Peter Thonemann

Tutorial Fellow and Professor of Ancient History

Biography

Since 2007, I have taught Ancient History at Wadham College to a succession of brilliant and inspiring students studying Classics, Ancient and Modern History, and Classical Archaeology and Ancient History. It is the best job in the world. Wadham has long had a well-earned reputation as the most inclusive, pluralistic, and free-spirited college at Oxford, and I am proud of our success in attracting high-achieving undergraduates from a very wide range of backgrounds. I was for several years Tutor for Access at Wadham, and have been involved in the organisation of Opportunity Oxford and Foundation Oxford. 

I teach and supervise students across a pretty broad range of Greek and Roman historical topics, with a particular focus on the Greek-speaking world from the archaic period to Late Antiquity, as well as Achaemenid Persia. Trying to interpret the ancient world for non-specialist readers is a big part of what I do, and I write regularly on all aspects of antiquity (food, childhood, mathematics, sacrifice...) for the Times Literary Supplement, the Wall Street Journal, and others. 
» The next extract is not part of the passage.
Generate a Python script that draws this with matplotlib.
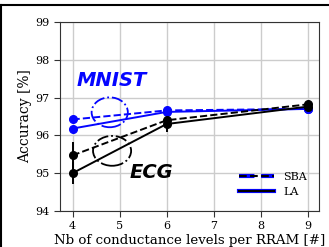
import numpy as np
import matplotlib
matplotlib.use('Agg')
import matplotlib.pyplot as plt
from matplotlib.patches import Ellipse
from matplotlib.lines import Line2D

# data
levels = [4, 6, 9]
mnist_sba = [96.42, 96.66, 96.70]
mnist_la = [96.18, 96.62, 96.70]
ecg_sba = [95.47, 96.40, 96.82]
ecg_la = [95.00, 96.30, 96.76]
ecg_sba_err = [0.36, 0.10, 0.05]
ecg_la_err = [0.30, 0.20, 0.05]

blue = '#0505ff'

fig = plt.figure(figsize=(3.29, 2.47), dpi=100)
ax = fig.add_axes([0.182, 0.146, 0.789, 0.765])

ax.errorbar(levels, ecg_sba, yerr=ecg_sba_err, color='k', ls='--', marker='o', ms=5.5, lw=1.4)
ax.errorbar(levels, ecg_la, yerr=ecg_la_err, color='k', ls='-', marker='o', ms=5.5, lw=1.4)
ax.plot(levels, mnist_sba, color=blue, ls='--', marker='o', ms=5.5, lw=1.4)
ax.plot(levels, mnist_la, color=blue, ls='-', marker='o', ms=5.5, lw=1.4)

# dash-dot ellipses marking the two groups
ax.add_patch(Ellipse((4.79, 96.61), 0.77, 0.79, fill=False, ls='-.', color=blue, lw=1.3))
ax.add_patch(Ellipse((4.84, 95.59), 0.81, 0.79, fill=False, ls='-.', color='k', lw=1.3))

ax.text(4.08, 97.45, 'MNIST', color=blue, fontsize=14, fontweight='bold', style='italic', va='center')
ax.text(5.22, 95.03, 'ECG', color='k', fontsize=14, fontweight='bold', style='italic', va='center')

ax.set_xlim(3.73, 9.25)
ax.set_ylim(94, 99)
ax.set_xticks([4, 5, 6, 7, 8, 9])
ax.set_yticks([94, 95, 96, 97, 98, 99])
ax.grid(True, color='#cccccc', lw=1)
ax.set_axisbelow(True)
for lab in ax.get_xticklabels() + ax.get_yticklabels():
    lab.set_family('DejaVu Serif')
    lab.set_fontsize(8)
ax.tick_params(length=4, color='#333333')
for s in ax.spines.values():
    s.set_color('#333333')

ax.set_xlabel('Nb of conductance levels per RRAM [#]', family='DejaVu Serif', fontsize=9.6, labelpad=2)
ax.set_ylabel('Accuracy [%]', family='DejaVu Serif', fontsize=10, labelpad=2)

h_sba = (Line2D([], [], color=blue, ls='--', lw=3), Line2D([], [], color='k', ls='--', lw=1.5))
h_la = (Line2D([], [], color=blue, ls='-', lw=3), Line2D([], [], color='k', ls='-', lw=1.5))
ax.legend([h_sba, h_la], ['SBA', 'LA'], loc='lower right', frameon=False,
          prop={'family': 'DejaVu Serif', 'size': 8}, handlelength=3.2,
          bbox_to_anchor=(0.99, 0.02))

# outer frame of the original figure
fig.add_artist(Line2D([0, 1], [0.98, 0.98], color='k', lw=1.5, transform=fig.transFigure))
fig.add_artist(Line2D([0.002, 0.002], [0, 0.98], color='k', lw=1.5, transform=fig.transFigure))

fig.savefig('out.png', dpi=100)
I am interested in most aspects of the ancient Mediterranean world and western Asia, but the area I know and love best is Asia Minor (modern Turkey); my most recent book was a study of village life in a remote upland region of inland Asia Minor (The Lives of Ancient Villages: Rural Society in Roman Anatolia, 2022). I have published quite a few Greek inscriptions from Asia Minor, most recently a wonderful new text from the Ionian city of Teos, which I studied with my friend Mustafa Adak from the University of Antalya (Teos and Abdera: Two Cities in Peace and War, 2022). I have recently got interested in Lucian of Samosata: in 2021 I published a new translation and commentary on Lucian’s Alexander or the False Prophet, and I am currently working on a new Loeb translation of Lucian.